Project Development: April 2010

Thursday, April 22, 2010

Speech Processing, Proj05

//Purdue Cal - ECE 595C.
//Spring 2010.
//Project 05.
//Copyright @ 2010 antonio081014  ;
//All codes are in Matlab.

Report Link:

1. Getting the Mel-Scale Frequencies Cepstral Coefficient.
    1.1 Using overlapping Triangular window.
    1.2 Calculate the energy for each filter band. (16 in total).
    1.3 Set all values (except energy values on these 16 frequencies) to be zeros.
    1.4 Do Discrete Cosine Transform.
   Plot the first feature through all the frames for one utterance. (trajectories).

2. Dynamic Time Warping with simple Euclidean and cosine distance.
    Here, I didn't add any constraints in DTW.

3. Getting the features for equal spaced frequencies' magnitude.
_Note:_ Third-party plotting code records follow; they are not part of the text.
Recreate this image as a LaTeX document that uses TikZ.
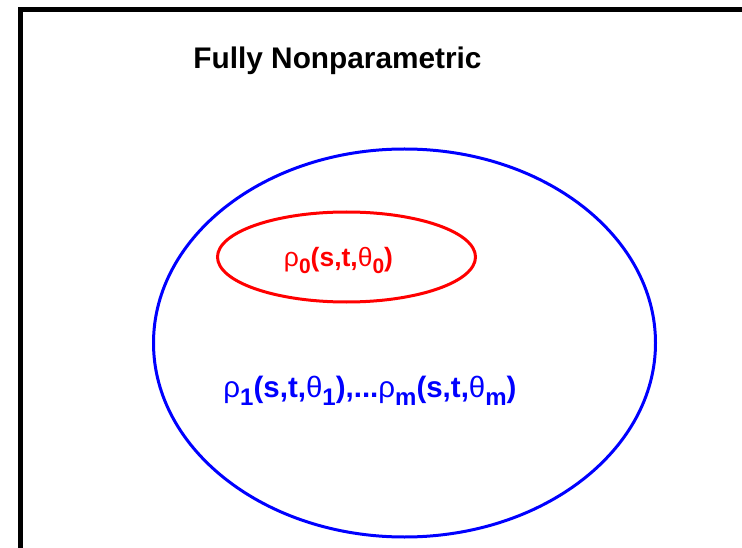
\documentclass[tikz,border=0pt]{standalone}
\usepackage{fontspec}
\setmainfont{Liberation Sans}
\usetikzlibrary{positioning, shapes.geometric}
\definecolor{setblue}{RGB}{0,0,255}
\definecolor{setred}{RGB}{255,0,0}
% lowered index, size and drop given per label
\newcommand{\lo}[3]{\raisebox{-#2pt}{\fontsize{#1}{#1}\selectfont\bfseries #3}}
\newcommand{\gr}[1]{{\mdseries #1}}
\tikzset{
  frame/.style={draw=black, line width=5pt},
  region/.style={ellipse, line width=3pt, inner sep=0pt},
  outer region/.style={region, draw=setblue},
  inner region/.style={region, draw=setred},
  title/.style={font=\fontsize{29.8}{34}\selectfont\bfseries, anchor=base},
  model/.style={font=\bfseries, anchor=base},
}

\begin{document}
\begin{tikzpicture}[x=1pt, y=-1pt]
  \useasboundingbox (0,0) rectangle (742,548);
  \clip (0,0) rectangle (742,548);
  \draw[frame] (20.5,10) rectangle (770,580);

  \node[title] (head) at (337.5,69) {Fully Nonparametric};

  \node[outer region, minimum width=502pt, minimum height=388pt] (full) at (404.5,343) {};
  \node[inner region, minimum width=258pt, minimum height=90pt] (base) at (346.5,257) {};

  \node[model, text=setred, font=\fontsize{26.5}{31}\selectfont\bfseries] (rho0) at (338.5,267)
    {\gr{ρ}\lo{21}{6.5}{0}(s,t,\gr{θ}\lo{21}{6.5}{0})};
  \node[model, text=setblue, font=\fontsize{29.5}{34}\selectfont\bfseries] (rhom) at (370,397.5)
    {\gr{ρ}\lo{24}{8}{1}(s,t,\gr{θ}\lo{24}{8}{1}),...\gr{ρ}\lo{24}{8}{m}(s,t,\gr{θ}\lo{24}{8}{m})};
\end{tikzpicture}
\end{document}
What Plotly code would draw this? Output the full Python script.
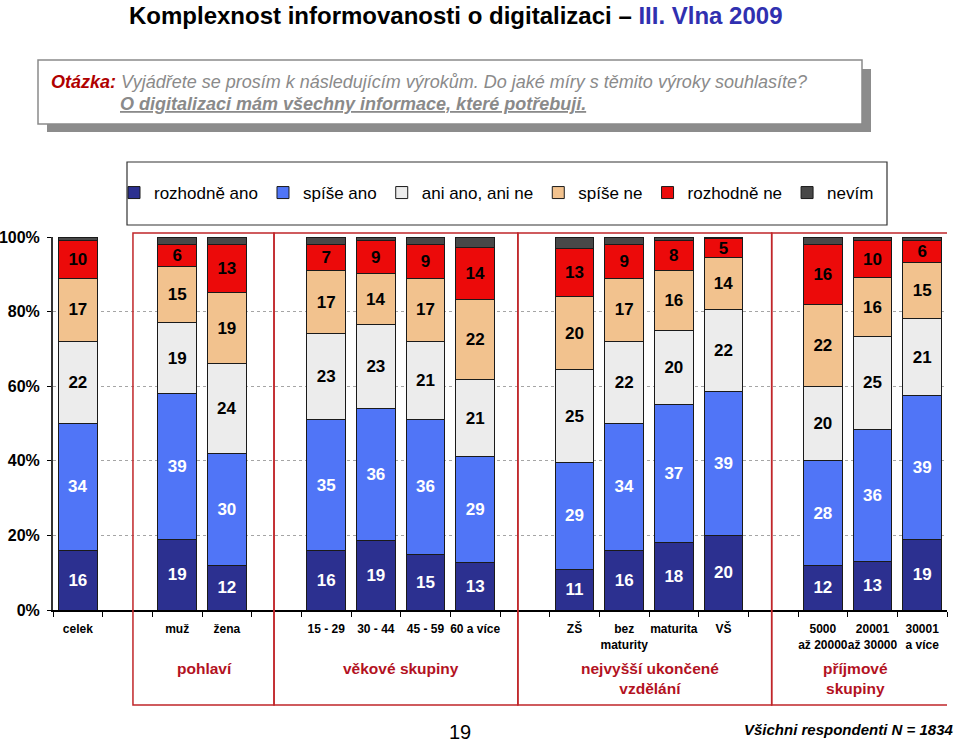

    Use equal spaced frequencies is sure not better than Mel Scale frequencies. This is why we use MFCCs instead of using these. MFCCs can better approximate the human auditory system.

Wednesday, April 14, 2010

Speech Processing, Proj04

//Purdue Cal - ECE 595C.
//Spring 2010.
//Project 04.
//Copyright @ 2010 antonio081014  ;
//All codes are in Matlab.

Report Link:

Task one:
1. Get the Real Cepstrum of the windowed speech.
2. Separate the Vocal Tract and the Glottal part by using a low time lifter.
3. Do DFT to the h[n] in quefrency.
4. Get the H(w) by using exp(reverse of the operation 'log'). 

1. How to read pitch frequency: use two of the adjacent excitation peaks.
2. How to read F1: from the result of step 4 above, we can easily read the F1, F2...(Formants).
3. Pitch frequency has nothing relationship with H(w) of VT(Vocal Tract).

Task Two:
1. Using DFT to get the spectrum of H(w);
2. Using LPC to get the envelop of the spectrum of H(w).
3. Using Cepstrum to get the spectrum of H(w).
4. Compare the F1, F2,... and also pitch frequency with each other method.

Task Three:
1. Using a unvoiced frame(fricative) to do the cepstrum.
2. Using a voiced frame to do the cepstrum.
3. Check the difference of F1, F2 ... with these two frames.